PAPER D - Mathematical Scaffolding for Nested Equilibrium Architectures:Eigenmodes, Potential Wells, and Stability Across Scale

PAPER D - Mathematical Scaffolding for Nested Equilibrium Architectures:

Eigenmodes, Potential Wells, and Stability Across Scale


DOI: To Be Assigned

John Swygert

January 23, 2026


Abstract

This paper provides the mathematical and physical scaffolding underlying the nested equilibrium framework developed in Papers A–C. Rather than introducing new speculative formalisms, it organizes existing concepts from classical mechanics, dynamical systems, and potential theory into a unified stability-first perspective. Gravitational systems are treated as constrained potential wells supporting discrete and quasi-discrete equilibrium modes. Planets, rings, stars, and higher-order structures are interpreted as eigenmode-like solutions whose persistence is governed by stability criteria rather than geometric symmetry.


1. Equilibrium as a Solution Space

In dynamical systems, equilibrium refers not to stasis but to bounded behavior within a constrained state space. A system may evolve continuously while remaining confined to an attractor, limit cycle, or stable manifold. Persistence is therefore a mathematical property, not a narrative one.

Let a system be described by a state vector x(t) evolving under a governing potential V(x). Stable equilibria correspond to regions where perturbations do not diverge exponentially.


2. Potential Wells and Allowed Modes

A gravitational potential well defines a constraint landscape. Within that landscape, only certain trajectories and configurations remain stable over time. These configurations can be described analogously to eigenmodes:

  • Allowed modes → bounded, persistent configurations

  • Forbidden modes → transient or unstable configurations that decay or disperse

This language is descriptive, not quantum-mechanical by necessity. It applies equally to classical orbital mechanics and continuum systems.


3. Standing Waves as Stability Indicators

Standing-wave terminology is used to denote configurations where opposing dynamical influences balance over time. In planetary rings and resonant orbital systems, these balances manifest as spatially persistent density patterns and orbital ratios.

Mathematically, these correspond to solutions where net energy flow averages to zero over characteristic timescales, yielding long-term confinement.


4. Axis Rotation and Coordinate Independence

Let a coordinate transformation R(θ) rotate the system’s reference frame. The governing equations of motion remain invariant under such transformations. Stability properties are therefore independent of axis orientation.

This formally supports the claim in Paper A: axial rotation alters projection, not equilibrium.

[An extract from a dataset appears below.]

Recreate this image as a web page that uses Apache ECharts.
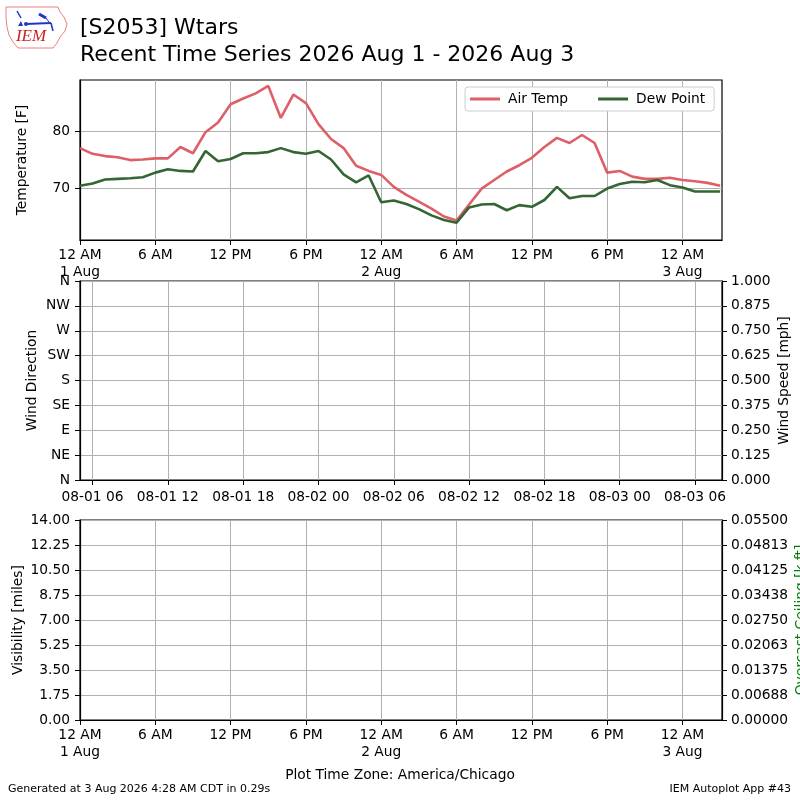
<!DOCTYPE html>
<html><head><meta charset="utf-8">
<script src="https://cdn.jsdelivr.net/npm/echarts@6/dist/echarts.min.js"></script>
<style>html,body{margin:0;padding:0;background:#fff}#c{width:800px;height:800px}</style>
</head><body><div id="c"></div>
<script>
// Observation times: hours since 1 Aug 2026 00:00 local (America/Chicago)
const hours = [0,1,2,3,4,5,6,7,8,9,10,11,12,13,14,15,16,17,18,19,20,21,22,23,24,25,26,27,28,29,30,31,32,33,34,35,36,37,38,39,40,41,42,43,44,45,46,47,48,49,50,51];
const airTemp = [77.0,76.0,75.6,75.4,74.9,75.0,75.2,75.2,77.2,76.1,79.8,81.5,84.7,85.7,86.6,87.9,82.3,86.4,84.9,81.2,78.6,77.0,73.9,73.0,72.3,70.2,68.8,67.6,66.4,65.0,64.3,67.1,69.9,71.4,72.9,74.0,75.3,77.2,78.8,77.9,79.3,77.9,72.7,73.0,72.0,71.6,71.6,71.8,71.4,71.2,70.9,70.4];
const dewPoint = [70.4,70.8,71.5,71.6,71.7,71.9,72.7,73.3,73.0,72.9,76.5,74.7,75.1,76.1,76.1,76.3,77.0,76.3,76.0,76.5,75.0,72.4,71.0,72.2,67.5,67.8,67.2,66.3,65.2,64.4,63.9,66.6,67.1,67.2,66.1,67.0,66.7,67.9,70.2,68.2,68.6,68.6,69.9,70.7,71.1,71.0,71.4,70.5,70.1,69.4,69.4,69.4];

const timeTicks = [0,6,12,18,24,30,36,42,48];
const timeLabels = ['12 AM\n1 Aug','6 AM','12 PM','6 PM','12 AM\n2 Aug','6 AM','12 PM','6 PM','12 AM\n3 Aug'];
const windTimeTicks = [1,7,13,19,25,31,37,43,49];
const windTimeLabels = ['08-01 06','08-01 12','08-01 18','08-02 00','08-02 06','08-02 12','08-02 18','08-03 00','08-03 06'];
const tempTicks = [70,80];
const dirLabels = ['N','NE','E','SE','S','SW','W','NW','N'];
const speedLabels = ['0.000','0.125','0.250','0.375','0.500','0.625','0.750','0.875','1.000'];
const visLabels = ['0.00','1.75','3.50','5.25','7.00','8.75','10.50','12.25','14.00'];
const ceilLabels = ['0.00000','0.00688','0.01375','0.02063','0.02750','0.03438','0.04125','0.04813','0.05500'];

const FONT = 'DejaVu Sans';
const xMax = 51.15;
const gridLine = {show:true, lineStyle:{color:'#b0b0b0', width:1}};
const axLine = {show:true, onZero:false, lineStyle:{color:'#000', width:1.2}};

function xAxisCfg(gi, ticks, labels, margin) {
  return {
    type:'value', gridIndex:gi, min:0, max:xMax,
    axisLine:axLine,
    axisTick:{show:true, length:5, lineStyle:{color:'#000', width:1}, customValues:ticks},
    axisLabel:{customValues:ticks, formatter:v => { const i = ticks.indexOf(v); return i >= 0 ? labels[i] : ''; },
      fontFamily:FONT, fontSize:13.8, color:'#000', margin:margin, lineHeight:17, hideOverlap:false},
    splitLine:gridLine
  };
}
function yAxisCfg(gi, opts) {
  return Object.assign({
    type:'value', gridIndex:gi,
    axisLine:axLine,
    axisTick:{show:true, length:5, lineStyle:{color:'#000', width:1}},
    splitLine:gridLine,
    nameLocation:'middle', nameRotate:90, nameMoveOverlap:false,
    nameTextStyle:{fontFamily:FONT, fontSize:13.8, color:'#000'}
  }, opts);
}
const lblStyle = {fontFamily:FONT, fontSize:13.8, color:'#000', margin:10};
const gridBase = {left:80, width:642, show:true, borderColor:'#000', borderWidth:1.2, containLabel:false, outerBoundsMode:'none'};

const chart = echarts.init(document.getElementById('c'), null, {renderer:'canvas'});
chart.setOption({
  animation:false,
  backgroundColor:'#fff',
  grid:[
    Object.assign({top:80, height:160}, gridBase),
    Object.assign({top:281, height:199}, gridBase),
    Object.assign({top:520, height:200}, gridBase)
  ],
  legend:{
    left:465, top:87, padding:[5,9,5,5], itemGap:30, itemWidth:30, itemHeight:3,
    backgroundColor:'#fff', borderColor:'#cccccc', borderWidth:1, borderRadius:3,
    selectedMode:false,
    textStyle:{fontFamily:FONT, fontSize:13.8, color:'#000', padding:[0,0,0,3]},
    data:[{name:'Air Temp', icon:'rect'}, {name:'Dew Point', icon:'rect'}]
  },
  xAxis:[
    xAxisCfg(0, timeTicks, timeLabels, 7),
    xAxisCfg(1, windTimeTicks, windTimeLabels, 9),
    xAxisCfg(2, timeTicks, timeLabels, 7)
  ],
  yAxis:[
    yAxisCfg(0, {min:60.88, max:88.95, name:'Temperature [F]', nameGap:51,
      axisTick:{show:true, length:5, lineStyle:{color:'#000', width:1}, customValues:tempTicks},
      axisLabel:Object.assign({customValues:tempTicks}, lblStyle)}),
    yAxisCfg(1, {min:0, max:360, interval:45, name:'Wind Direction', nameGap:41,
      axisLabel:Object.assign({formatter:v => dirLabels[Math.round(v/45)]}, lblStyle)}),
    yAxisCfg(1, {position:'right', min:0, max:1, interval:0.125, name:'Wind Speed [mph]', nameGap:55,
      splitLine:{show:false},
      axisLabel:Object.assign({formatter:v => speedLabels[Math.round(v/0.125)]}, lblStyle, {margin:9})}),
    yAxisCfg(2, {min:0, max:14, interval:1.75, name:'Visibility [miles]', nameGap:55,
      axisLabel:Object.assign({formatter:v => visLabels[Math.round(v/1.75)]}, lblStyle)}),
    yAxisCfg(2, {position:'right', min:0, max:0.055, interval:0.006875, name:'Overcast Ceiling [k ft]', nameGap:72,
      splitLine:{show:false},
      nameTextStyle:{fontFamily:FONT, fontSize:13.8, color:'#008000'},
      axisLabel:Object.assign({formatter:v => { const i = Math.round(v/0.006875); return ceilLabels[i] || ''; }}, lblStyle, {margin:9})})
  ],
  series:[
    {name:'Air Temp', type:'line', xAxisIndex:0, yAxisIndex:0, symbol:'none', smooth:false,
      itemStyle:{color:'#df5f68'}, lineStyle:{color:'#df5f68', width:2.6},
      data:hours.map((h,i) => [h, airTemp[i]])},
    {name:'Dew Point', type:'line', xAxisIndex:0, yAxisIndex:0, symbol:'none', smooth:false,
      itemStyle:{color:'#336633'}, lineStyle:{color:'#336633', width:2.6},
      data:hours.map((h,i) => [h, dewPoint[i]])}
  ],
  graphic:[
    {type:'text', style:{text:'[S2053] Wtars', x:80, y:28, fontFamily:FONT, fontSize:22, fill:'#000', align:'left', verticalAlign:'middle'}},
    {type:'text', style:{text:'Recent Time Series 2026 Aug 1 - 2026 Aug 3', x:80, y:55, fontFamily:FONT, fontSize:22, fill:'#000', align:'left', verticalAlign:'middle'}},
    {type:'text', style:{text:'Plot Time Zone: America/Chicago', x:400, y:775, fontFamily:FONT, fontSize:13.8, fill:'#000', align:'center', verticalAlign:'middle'}},
    {type:'text', style:{text:'Generated at 3 Aug 2026 4:28 AM CDT in 0.29s', x:8, y:789, fontFamily:FONT, fontSize:11, fill:'#000', align:'left', verticalAlign:'middle'}},
    {type:'text', style:{text:'IEM Autoplot App #43', x:791, y:789, fontFamily:FONT, fontSize:11, fill:'#000', align:'right', verticalAlign:'middle'}},
    // IEM logo approximation
    {type:'polyline', shape:{points:[[6,7],[58,7],[60,12],[64,17],[67,24],[65,31],[60,37],[57,43],[53,48],[18,48],[13,42],[9,35],[7,27],[6,18],[6,7]]},
      style:{stroke:'#e88080', lineWidth:1, fill:null}},
    {type:'line', shape:{x1:17, y1:11, x2:21, y2:18}, style:{stroke:'#2233cc', lineWidth:1.5}},
    {type:'polygon', shape:{points:[[18,26],[21,21],[23,26]]}, style:{fill:'#2233cc'}},
    {type:'circle', shape:{cx:26, cy:24, r:2}, style:{fill:'#2233cc'}},
    {type:'line', shape:{x1:26, y1:24, x2:51, y2:23}, style:{stroke:'#2233cc', lineWidth:2}},
    {type:'line', shape:{x1:39, y1:14, x2:46, y2:18}, style:{stroke:'#2233cc', lineWidth:3}},
    {type:'line', shape:{x1:46, y1:18, x2:49, y2:22}, style:{stroke:'#2233cc', lineWidth:1}},
    {type:'line', shape:{x1:51, y1:23, x2:53, y2:31}, style:{stroke:'#2233cc', lineWidth:1.5}},
    {type:'text', style:{text:'IEM', x:31, y:37, fontFamily:'Liberation Serif', fontStyle:'italic', fontSize:17, fill:'#cc2222', align:'center', verticalAlign:'middle'}}
  ]
});
</script></body></html>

5. Nested Wells and Hierarchical Constraint

Let V₁ ⊂ V₂ ⊂ V₃ represent nested potential wells (planetary ⊂ stellar ⊂ galactic). Stability at level V₁ is conditional on boundary constraints imposed by V₂, and so on.

This hierarchy does not require direct force dominance—only boundary conditioning. This is standard in multiscale dynamical systems.


6. From Passive to Active Equilibrium

Passive equilibrium systems minimize energy subject to constraints. Active equilibrium systems (life, adaptive networks) introduce internal feedback terms F(x, t) that modify trajectories to remain within stability bounds.

Mathematically, this is the difference between:

  • dx/dt = −∇V(x)
    and

  • dx/dt = −∇V(x) + F(x, t)

No metaphysics is introduced—only control terms.


7. Conclusion

The nested equilibrium framework requires no new physics. It reorganizes known mathematics around persistence as the primary selection rule. Standing waves, resonant orbits, and adaptive systems are unified as stability-preserving solutions within constrained potential landscapes.